Task details - Copy out the data exactly, leaving the pictures behind.

Source data -

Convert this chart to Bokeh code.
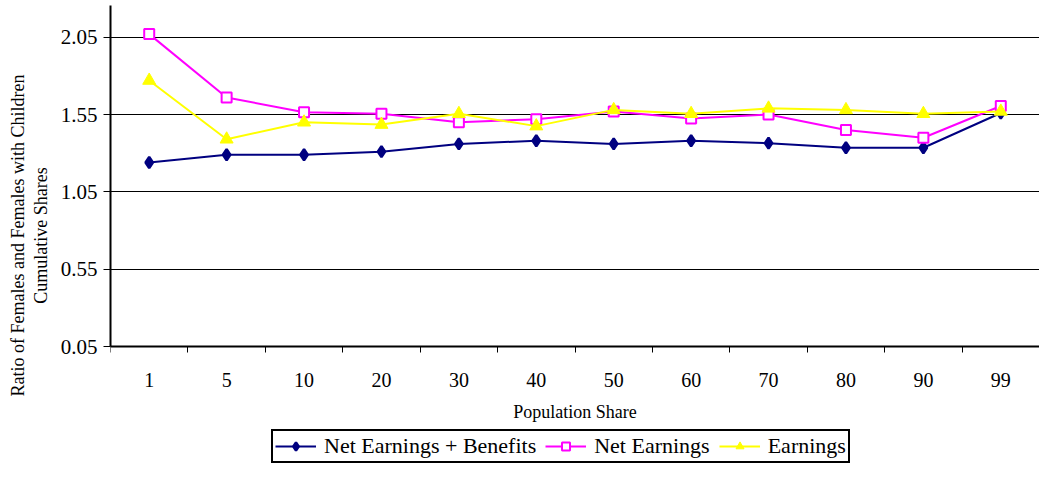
from bokeh.plotting import figure
from bokeh.models import (Range1d, FixedTicker, Legend, LegendItem, LinearAxis,
                          ColumnDataSource, PrintfTickFormatter)
from bokeh.embed import file_html
from bokeh.resources import INLINE

# ---- data ----
categories = ["1", "5", "10", "20", "30", "40", "50", "60", "70", "80", "90", "99"]
net_earnings_benefits = [1.24, 1.29, 1.29, 1.31, 1.36, 1.38, 1.36, 1.38, 1.365, 1.335, 1.335, 1.56]
net_earnings = [2.07, 1.66, 1.565, 1.555, 1.50, 1.52, 1.57, 1.525, 1.55, 1.45, 1.40, 1.605]
earnings = [1.77, 1.39, 1.50, 1.485, 1.555, 1.475, 1.58, 1.555, 1.59, 1.58, 1.555, 1.57]
y_ticks = [0.05, 0.55, 1.05, 1.55, 2.05]
series_names = ["Net Earnings + Benefits", "Net Earnings", "Earnings"]
y_title_lines = ["Ratio of Females and Females with Children", "Cumulative Shares"]
x_title = "Population Share"

FONT = "Liberation Serif"
Y_MIN, Y_MAX = 0.05, 2.255
# extra room below the axis (inside the frame) for tick labels, title and legend
Y_LOW = Y_MIN - 119.0 / ((346 - 5) / (Y_MAX - Y_MIN))

x_pos = [i + 0.5 for i in range(len(categories))]
src = ColumnDataSource(dict(x=x_pos, neb=net_earnings_benefits, ne=net_earnings, e=earnings))

p = figure(width=1039, height=465, x_range=Range1d(0, len(categories)),
           y_range=Range1d(Y_LOW, Y_MAX), output_backend="svg", toolbar_location=None,
           min_border_left=110, min_border_right=0, min_border_top=5, min_border_bottom=0,
           outline_line_color=None, background_fill_color="white")

# x axis pinned at the bottom of the value range
xa = p.xaxis[0]
xa.fixed_location = Y_MIN
xa.ticker = FixedTicker(ticks=x_pos, minor_ticks=list(range(len(categories) + 1)))
xa.major_label_overrides = {x: c for x, c in zip(x_pos, categories)}
xa.major_tick_out = 0
xa.major_tick_in = 0
xa.minor_tick_out = 6
xa.minor_tick_in = 0
xa.minor_tick_line_color = "black"
xa.minor_tick_line_width = 1
xa.major_label_standoff = 20
xa.major_label_text_font = FONT
xa.major_label_text_font_size = "20px"
xa.major_label_text_color = "black"
xa.axis_line_color = "black"
xa.axis_line_width = 2
xa.axis_label = x_title
xa.axis_label_text_font = FONT
xa.axis_label_text_font_size = "18px"
xa.axis_label_text_font_style = "normal"
xa.axis_label_text_color = "black"
xa.axis_label_standoff = 12

ya = p.yaxis[0]
ya.bounds = (Y_MIN, Y_MAX)
ya.ticker = FixedTicker(ticks=y_ticks, minor_ticks=[])
ya.formatter = PrintfTickFormatter(format="%.2f")
ya.major_tick_out = 7
ya.major_tick_in = 0
ya.major_tick_line_color = "black"
ya.major_tick_line_width = 1
ya.major_label_standoff = 6
ya.major_label_text_font = FONT
ya.major_label_text_font_size = "21px"
ya.major_label_text_color = "black"
ya.axis_line_color = "black"
ya.axis_line_width = 2
ya.axis_label = y_title_lines[1]
ya.axis_label_text_font = FONT
ya.axis_label_text_font_size = "18px"
ya.axis_label_text_font_style = "normal"
ya.axis_label_text_color = "black"
ya.axis_label_standoff = 7

# outer line of the y title: an axis without ticks
ya2 = LinearAxis(ticker=FixedTicker(ticks=[], minor_ticks=[]), bounds=(Y_MIN, Y_MAX),
                 axis_line_color=None, major_tick_line_color=None, minor_tick_line_color=None,
                 major_label_text_font_size="0px", major_tick_out=0, major_label_standoff=0,
                 axis_label=y_title_lines[0], axis_label_text_font=FONT,
                 axis_label_text_font_size="18px", axis_label_text_font_style="normal",
                 axis_label_text_color="black", axis_label_standoff=0)
p.add_layout(ya2, "left")

p.xgrid.grid_line_color = None
p.ygrid.grid_line_color = "black"
p.ygrid.grid_line_width = 1

# series
l1 = p.line("x", "neb", source=src, line_color="#000080", line_width=2)
m1 = p.scatter("x", "neb", source=src, marker="diamond", size=11,
               fill_color="#000080", line_color="#000080", line_width=2.5)
l2 = p.line("x", "ne", source=src, line_color="#FF00FF", line_width=2)
m2 = p.scatter("x", "ne", source=src, marker="square", size=10,
               fill_color="white", line_color="#FF00FF", line_width=2)
l3 = p.line("x", "e", source=src, line_color="#FFFF00", line_width=2)
m3 = p.scatter("x", "e", source=src, marker="triangle", size=13,
               fill_color="#FFFF00", line_color="#FFFF00")

legend = Legend(items=[LegendItem(label=series_names[0], renderers=[l1, m1]),
                       LegendItem(label=series_names[1], renderers=[l2, m2]),
                       LegendItem(label=series_names[2], renderers=[l3, m3])],
                orientation="horizontal", location=(161, 2),
                label_text_font=FONT, label_text_font_size="22px", label_text_color="black",
                glyph_width=41, label_standoff=8, spacing=9, padding=2,
                border_line_color="black", border_line_width=2, border_line_alpha=1.0,
                margin=0, background_fill_color="white")
p.add_layout(legend, "center")

open("out.html", "w").write(file_html(p, INLINE))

Finished exercise -
Convert this chart to Bokeh code.
from bokeh.plotting import figure
from bokeh.models import (Range1d, FixedTicker, Legend, LegendItem, LinearAxis,
                          ColumnDataSource, PrintfTickFormatter)
from bokeh.embed import file_html
from bokeh.resources import INLINE

# ---- data ----
categories = ["1", "5", "10", "20", "30", "40", "50", "60", "70", "80", "90", "99"]
net_earnings_benefits = [1.24, 1.29, 1.29, 1.31, 1.36, 1.38, 1.36, 1.38, 1.365, 1.335, 1.335, 1.56]
net_earnings = [2.07, 1.66, 1.565, 1.555, 1.50, 1.52, 1.57, 1.525, 1.55, 1.45, 1.40, 1.605]
earnings = [1.77, 1.39, 1.50, 1.485, 1.555, 1.475, 1.58, 1.555, 1.59, 1.58, 1.555, 1.57]
y_ticks = [0.05, 0.55, 1.05, 1.55, 2.05]
series_names = ["Net Earnings + Benefits", "Net Earnings", "Earnings"]
y_title_lines = ["Ratio of Females and Females with Children", "Cumulative Shares"]
x_title = "Population Share"

FONT = "Liberation Serif"
Y_MIN, Y_MAX = 0.05, 2.255
# extra room below the axis (inside the frame) for tick labels, title and legend
Y_LOW = Y_MIN - 119.0 / ((346 - 5) / (Y_MAX - Y_MIN))

x_pos = [i + 0.5 for i in range(len(categories))]
src = ColumnDataSource(dict(x=x_pos, neb=net_earnings_benefits, ne=net_earnings, e=earnings))

p = figure(width=1039, height=465, x_range=Range1d(0, len(categories)),
           y_range=Range1d(Y_LOW, Y_MAX), output_backend="svg", toolbar_location=None,
           min_border_left=110, min_border_right=0, min_border_top=5, min_border_bottom=0,
           outline_line_color=None, background_fill_color="white")

# x axis pinned at the bottom of the value range
xa = p.xaxis[0]
xa.fixed_location = Y_MIN
xa.ticker = FixedTicker(ticks=x_pos, minor_ticks=list(range(len(categories) + 1)))
xa.major_label_overrides = {x: c for x, c in zip(x_pos, categories)}
xa.major_tick_out = 0
xa.major_tick_in = 0
xa.minor_tick_out = 6
xa.minor_tick_in = 0
xa.minor_tick_line_color = "black"
xa.minor_tick_line_width = 1
xa.major_label_standoff = 20
xa.major_label_text_font = FONT
xa.major_label_text_font_size = "20px"
xa.major_label_text_color = "black"
xa.axis_line_color = "black"
xa.axis_line_width = 2
xa.axis_label = x_title
xa.axis_label_text_font = FONT
xa.axis_label_text_font_size = "18px"
xa.axis_label_text_font_style = "normal"
xa.axis_label_text_color = "black"
xa.axis_label_standoff = 12

ya = p.yaxis[0]
ya.bounds = (Y_MIN, Y_MAX)
ya.ticker = FixedTicker(ticks=y_ticks, minor_ticks=[])
ya.formatter = PrintfTickFormatter(format="%.2f")
ya.major_tick_out = 7
ya.major_tick_in = 0
ya.major_tick_line_color = "black"
ya.major_tick_line_width = 1
ya.major_label_standoff = 6
ya.major_label_text_font = FONT
ya.major_label_text_font_size = "21px"
ya.major_label_text_color = "black"
ya.axis_line_color = "black"
ya.axis_line_width = 2
ya.axis_label = y_title_lines[1]
ya.axis_label_text_font = FONT
ya.axis_label_text_font_size = "18px"
ya.axis_label_text_font_style = "normal"
ya.axis_label_text_color = "black"
ya.axis_label_standoff = 7

# outer line of the y title: an axis without ticks
ya2 = LinearAxis(ticker=FixedTicker(ticks=[], minor_ticks=[]), bounds=(Y_MIN, Y_MAX),
                 axis_line_color=None, major_tick_line_color=None, minor_tick_line_color=None,
                 major_label_text_font_size="0px", major_tick_out=0, major_label_standoff=0,
                 axis_label=y_title_lines[0], axis_label_text_font=FONT,
                 axis_label_text_font_size="18px", axis_label_text_font_style="normal",
                 axis_label_text_color="black", axis_label_standoff=0)
p.add_layout(ya2, "left")

p.xgrid.grid_line_color = None
p.ygrid.grid_line_color = "black"
p.ygrid.grid_line_width = 1

# series
l1 = p.line("x", "neb", source=src, line_color="#000080", line_width=2)
m1 = p.scatter("x", "neb", source=src, marker="diamond", size=11,
               fill_color="#000080", line_color="#000080", line_width=2.5)
l2 = p.line("x", "ne", source=src, line_color="#FF00FF", line_width=2)
m2 = p.scatter("x", "ne", source=src, marker="square", size=10,
               fill_color="white", line_color="#FF00FF", line_width=2)
l3 = p.line("x", "e", source=src, line_color="#FFFF00", line_width=2)
m3 = p.scatter("x", "e", source=src, marker="triangle", size=13,
               fill_color="#FFFF00", line_color="#FFFF00")

legend = Legend(items=[LegendItem(label=series_names[0], renderers=[l1, m1]),
                       LegendItem(label=series_names[1], renderers=[l2, m2]),
                       LegendItem(label=series_names[2], renderers=[l3, m3])],
                orientation="horizontal", location=(161, 2),
                label_text_font=FONT, label_text_font_size="22px", label_text_color="black",
                glyph_width=41, label_standoff=8, spacing=9, padding=2,
                border_line_color="black", border_line_width=2, border_line_alpha=1.0,
                margin=0, background_fill_color="white")
p.add_layout(legend, "center")

open("out.html", "w").write(file_html(p, INLINE))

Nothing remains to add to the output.